La panne de Jo

Sur le terrain, pas d’équivoque. Les meilleurs ont gagné. Proprement. Avec classe (Federer contre Gasquet). Avec talent, détermination et puissance (Federer-Wawrinka contre Benneteau-Gasquet). Avec sang-froid, courage, stratégie et précision (Monfils contre Federer). Avec sérénité, intensité et vigueur (Wawrinka contre Tsonga).

La défaite de Jo contre Stan a pris des proportions hors de propos. La mine fermée et abattue de Tsonga après le revers m’a semblé malvenue, démesurée. Nous n’en connaîtrons jamais les vraies raisons. La plus présentable reste l’hypothèse de la blessure. Qui deviendra l’argument officielle. La plus incontestable. Et qui explique la communication incertaine du clan français. Pour embrouiller l’adversaire suisse. Pour ne pas lui offrir d’indice solide pour préparer les différents duels. Pour faire jaillir un joker inattendu au dernier moment plutôt qu’avouer le forfait du numéro 1 bleu. Je peux le comprendre. Entraîneur, je l’ai tenté moi aussi.

A posteriori, après l’insuccès français, le flou des mots a provoqué malaise et interprétation des événements. Les joueurs, le capitaine, ressortent affaiblis de la perte de la Finale de Coupe Davis. L’unité du groupe semble fragilisée. Ce qui gêne plus qu’une défaite contre plus fort que soi. Dans les classements ATP et sur le court.

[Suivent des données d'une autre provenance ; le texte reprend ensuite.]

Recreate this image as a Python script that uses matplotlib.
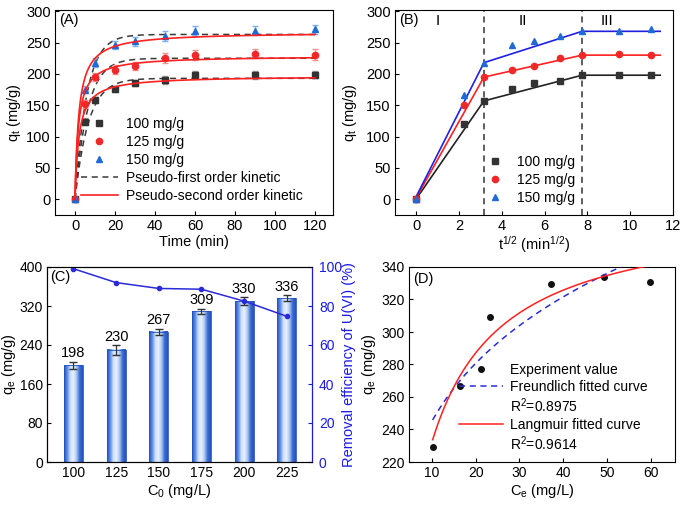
import matplotlib
matplotlib.use("Agg")
import matplotlib.pyplot as plt
import numpy as np
from matplotlib.colors import LinearSegmentedColormap
from matplotlib.lines import Line2D

plt.rcParams["font.family"] = ["Liberation Sans", "DejaVu Sans"]
plt.rcParams["font.size"] = 10
plt.rcParams["xtick.labelsize"] = 10.5
plt.rcParams["ytick.labelsize"] = 10.5
plt.rcParams["xtick.direction"] = "in"
plt.rcParams["ytick.direction"] = "in"
plt.rcParams["xtick.major.size"] = 3
plt.rcParams["ytick.major.size"] = 3
plt.rcParams["xtick.major.pad"] = 3
plt.rcParams["ytick.major.pad"] = 3
plt.rcParams["axes.labelsize"] = 10.5
plt.rcParams["legend.fontsize"] = 10
plt.rcParams["mathtext.fontset"] = "custom"
plt.rcParams["mathtext.rm"] = "Liberation Sans"
plt.rcParams["mathtext.it"] = "Liberation Sans"
plt.rcParams["axes.linewidth"] = 0.8

# ---------------- data ----------------
t_min = [0, 5, 10, 20, 30, 45, 60, 90, 120]
sqrt_t = [0, 2.24, 3.16, 4.47, 5.48, 6.71, 7.75, 9.49, 10.95]
q_100 = [0, 124, 158, 176, 185, 190, 198, 198, 199]
q_125 = [0, 152, 195, 207, 213, 225, 230, 232, 231]
q_150 = [0, 175, 218, 246, 252, 260, 269, 269, 271]
err_100 = [0, 6, 5, 5, 5, 6, 6, 6, 6]
err_125 = [0, 6, 6, 7, 6, 8, 8, 7, 8]
err_150 = [0, 6, 7, 7, 7, 8, 8, 7, 7]
qb_100 = [0, 120, 157, 176, 185, 189, 198, 198, 199]
qb_125 = [0, 150, 195, 207, 213, 226, 230, 232, 231]
qb_150 = [0, 166, 218, 246, 252, 260, 269, 269, 271]

# fitted parameters (qe, k)
pfo_qe = [193, 225, 263]
pfo_k = [0.15, 0.16, 0.17]
pso_qe = [197, 229, 267]
pso_k = [0.0026, 0.0026, 0.002]

# intra-particle diffusion segments (sqrt t, q)
seg_x = [0, 3.16, 7.75, 11.4]
seg_100 = [1, 157, 198, 198]
seg_125 = [3, 195, 230, 230]
seg_150 = [5, 218, 268, 268]

c0 = [100, 125, 150, 175, 200, 225]
qe_c = [198, 230, 267, 309, 330, 336]
qe_err = [8, 10, 6, 5, 8, 6]
removal = [99.1, 92, 89, 88.6, 82.5, 74.7]

ce_d = [10.2, 16.5, 23.2, 37.2, 49.3, 59.7]
qe_d = [229.5, 267, 309, 329.5, 334, 330.5]
lang_qm, lang_k = 376.5, 0.1605
freu_k, freu_n = 155.8, 1 / 0.1965

BLACK = "#333333"
RED = "#f02828"
BLUE = "#1f6ad6"

fig = plt.figure(figsize=(6.85, 5.05), dpi=100)
W, H = 685, 505


def add_ax(x0, y0, x1, y1):
    return fig.add_axes([x0 / W, 1 - y1 / H, (x1 - x0) / W, (y1 - y0) / H])


def ylabel_at(ax, px, x0, x1):
    # anchor of the y label at picture pixel px
    ax.yaxis.set_label_coords((px - x0) / (x1 - x0), 0.5)


# ---------------- (A) ----------------
axA = add_ax(55, 10, 333, 215)
series = [(q_100, err_100, BLACK, "s", "#999999", "100 mg/g"),
          (q_125, err_125, RED, "o", "#f59090", "125 mg/g"),
          (q_150, err_150, BLUE, "^", "#7fb0ee", "150 mg/g")]
tt = np.linspace(0, 120, 400)
for i, (q, e, c, m, ec, lab) in enumerate(series):
    axA.errorbar(t_min, q, yerr=e, fmt=m, color=c, ecolor=ec, ms=4.5,
                 capsize=2.5, elinewidth=1, label=lab, zorder=3)
    axA.plot(tt, pfo_qe[i] * (1 - np.exp(-pfo_k[i] * tt)), ls=(0, (4, 3)),
             color="#3a3a3a", lw=1.1, zorder=2)
    axA.plot(tt, pso_qe[i] ** 2 * pso_k[i] * tt / (1 + pso_qe[i] * pso_k[i] * tt),
             color="#ff2020", lw=1.2, zorder=4)
axA.set_xlim(-10, 129)
axA.set_ylim(-25, 302)
axA.set_xticks(range(0, 121, 20))
axA.set_yticks(range(0, 301, 50))
axA.set_xlabel("Time (min)", labelpad=1)
axA.set_ylabel("q$_t$ (mg/g)")
ylabel_at(axA, 23, 55, 333)
axA.text(0.015, 0.93, "(A)", transform=axA.transAxes, fontsize=10.5)
hA = [Line2D([], [], ls="none", marker="s", color=BLACK, ms=4.5),
      Line2D([], [], ls="none", marker="o", color=RED, ms=4.5),
      Line2D([], [], ls="none", marker="^", color=BLUE, ms=4.5),
      Line2D([], [], ls=(0, (4, 3)), color="#3a3a3a", lw=1.1),
      Line2D([], [], color="#ff2020", lw=1.2)]
axA.legend(hA, ["100 mg/g", "125 mg/g", "150 mg/g",
                "Pseudo-first order kinetic", "Pseudo-second order kinetic"],
           loc="lower left", bbox_to_anchor=(0.06, 0.01), frameon=False,
           handlelength=2.6, handletextpad=0.6, labelspacing=0.3, borderpad=0.2)

# ---------------- (B) ----------------
axB = add_ax(395, 10, 673, 215)
axB.plot(sqrt_t, qb_100, "s", color=BLACK, ms=4.5, label="100 mg/g", zorder=3)
axB.plot(sqrt_t, qb_125, "o", color=RED, ms=4.5, label="125 mg/g", zorder=3)
axB.plot(sqrt_t, qb_150, "^", color=BLUE, ms=4.5, label="150 mg/g", zorder=3)
axB.plot(seg_x, seg_100, color="#222222", lw=1.2)
axB.plot(seg_x, seg_125, color="#ff2020", lw=1.2)
axB.plot(seg_x, seg_150, color="#2020e0", lw=1.2)
for xv in (3.16, 7.75):
    axB.axvline(xv, color="#333333", ls=(0, (4, 3)), lw=1.1)
axB.text(1.0, 284, "I", ha="center", va="center", fontsize=11)
axB.text(5.0, 284, "II", ha="center", va="center", fontsize=11)
axB.text(8.9, 284, "III", ha="center", va="center", fontsize=11)
axB.set_xlim(-1, 12)
axB.set_ylim(-25, 302)
axB.set_xticks(range(0, 13, 2))
axB.set_yticks(range(0, 301, 50))
axB.set_xlabel("t$^{1/2}$ (min$^{1/2}$)", labelpad=1)
axB.set_ylabel("q$_t$ (mg/g)")
ylabel_at(axB, 359, 395, 673)
axB.text(0.015, 0.93, "(B)", transform=axB.transAxes, fontsize=10.5)
axB.legend(loc="lower left", bbox_to_anchor=(0.3, 0.0), frameon=False,
           handlelength=1.0, handletextpad=1.1, labelspacing=0.3, borderpad=0.2)

# ---------------- (C) ----------------
axC = add_ax(47, 267, 312, 462)
xc = np.arange(len(c0))
bw = 0.44
cmap = LinearSegmentedColormap.from_list(
    "cyl", ["#2352c0", "#5b8ee6", "#cfe0fa", "#e8f1ff", "#a9c6f2", "#3a6ad4", "#2352c0"])
grad = np.linspace(0, 1, 64).reshape(1, -1)
for xi, q in zip(xc, qe_c):
    axC.imshow(grad, cmap=cmap, aspect="auto", extent=[xi - bw / 2, xi + bw / 2, 0, q],
               zorder=2, interpolation="bilinear")
axC.bar(xc, qe_c, bw, fill=False, edgecolor="#2352c0", lw=0.6, zorder=3)
axC.errorbar(xc, qe_c, yerr=qe_err, fmt="none", ecolor="#333333", capsize=3,
             elinewidth=0.9, zorder=4)
for xi, q, e in zip(xc, qe_c, qe_err):
    axC.text(xi, q + e + 3, str(q), ha="center", va="bottom", fontsize=10.5)
axC.set_xlim(-0.62, 5.59)
axC.set_ylim(0, 400)
axC.set_xticks(xc)
axC.set_xticklabels([str(v) for v in c0])
axC.set_yticks(range(0, 401, 80))
axC.tick_params(labelsize=10)
axC.set_xlabel("C$_0$ (mg/L)", labelpad=1)
axC.set_ylabel("q$_e$ (mg/g)")
ylabel_at(axC, 18, 47, 312)
axC.text(0.01, 0.93, "(C)", transform=axC.transAxes, fontsize=10.5, zorder=6)
axC2 = axC.twinx()
axC2.plot(xc, removal, "-o", color="#2a2ad8", ms=3, lw=1.1)
axC2.set_ylim(0, 100)
axC2.set_yticks(range(0, 101, 20))
axC2.tick_params(axis="y", colors="#1a1ae6", labelsize=10, pad=5)
axC2.spines["right"].set_color("#1a1ae6")
axC2.set_ylabel("Removal efficiency of U(VI) (%)", color="#1a1ae6")
ylabel_at(axC2, 342, 47, 312)

# ---------------- (D) ----------------
axD = add_ax(409, 267, 675, 462)
axD.plot(ce_d, qe_d, "o", color="#111111", ms=4, zorder=3)
cc = np.linspace(10.2, 62, 300)
axD.plot(cc, freu_k * cc ** (1 / freu_n), ls=(0, (4, 3)), color="#2a2ad8", lw=1.1, zorder=4)
axD.plot(cc, lang_qm * lang_k * cc / (1 + lang_k * cc), color="#ff2020", lw=1.1, zorder=5)
axD.set_xlim(4.8, 65.5)
axD.set_ylim(220, 340)
axD.set_xticks(range(10, 61, 10))
axD.set_yticks(range(220, 341, 20))
axD.tick_params(labelsize=10)
axD.set_xlabel("C$_e$ (mg/L)", labelpad=1)
axD.set_ylabel("q$_e$ (mg/g)")
ylabel_at(axD, 378, 409, 675)
axD.text(0.015, 0.92, "(D)", transform=axD.transAxes, fontsize=10.5)
hD = [Line2D([], [], ls="none", marker="o", color="#111111", ms=4),
      Line2D([], [], ls=(0, (4, 3)), color="#2a2ad8", lw=1.1),
      Line2D([], [], ls="none"),
      Line2D([], [], color="#ff2020", lw=1.1),
      Line2D([], [], ls="none")]
axD.legend(hD, ["Experiment value", "Freundlich fitted curve", "R$^2$=0.8975",
                "Langmuir fitted curve", "R$^2$=0.9614"],
           loc="lower left", bbox_to_anchor=(0.15, -0.005), frameon=False,
           handlelength=3.2, handletextpad=0.5, labelspacing=0.2, borderpad=0.2)

fig.savefig("out.png", dpi=100)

La face déconfite de Tsonga après l’échec m’a meurtri. J’ai été manceau. Rencontré son charmant papa. Vibré à ses exploits. Mais peut-être que son ambition personnelle et les rêves de gloire d’une nation étaient trop lourds à porter. Ou qu’une préparation trop longue n’est pas favorable, car elle oblige à se focaliser trop fort et trop tôt sur l’objectif. Ou parce que le premier match était chargé de trop certitude et d’importance. Et que hors du scénario idéal avec une victoire d’entrée, le sort de la rencontre était joué. Ce qui s’est révélé exact. Mais qui aurait pu se montrer faux.

Égalité

Le sport, le tennis, et surtout la Coupe Davis offre des scénarios étonnants. C’est pour cela qu’on l’aime. Nous attendions plutôt des victoires des numéros 1 contre les numéros 2. Et c’est le contraire qui s’est produit. Wawrinka a dominé Tsonga. Monfils a écrabouillé Federer. Dans un premier temps, la France souffre de migraine. Dans un deuxième, la Suisse s’inquiète fortement. Roger, que l’on veut invincible du côté de Genève et Zurich, flageole. Et tous les pronostics s’affolent.

Les experts annonçaient Stan comme un fébrile chronique. Il s’est montré solide comme un roc. Tsonga, le guerrier, n’est jamais parvenu à entamer le combat. Federer, l’enchanteur, n’a réussi aucun tour de magie. Monfils, le fantasque a démontré une régularité robotique chargée d’émotions positives.

Selon moi, le double était acquis aux français. Chiudinelli, le seul helvète à préparer l’ échéance, n’a pas la dimension planétaire de l’événement. Mais une évidence s’impose à moi. Le Federer de vendredi n’a aucune chance de gagner dimanche un des points décisifs. Il manque de jambe, de fluidité dans les gestes, de certitudes sur terre. Il a pourtant trop joué cette année et les repaires sur l’ocre de Lille lui font défaut. Il doit, il va affronter les bleus en double pour dérouiller son corps, retrouver peu à peu ses meilleurs coups et son coup d’œil laser.

Wawrinka sera aligné à son côté. Il respire la forme et la confiance en lui. Lüthi rebâtira le duo d’or olympique. Par obligation. Par superstition.

L’incertitude subsiste. Les spectateurs seront gagnants. Vive la Coupe Davis.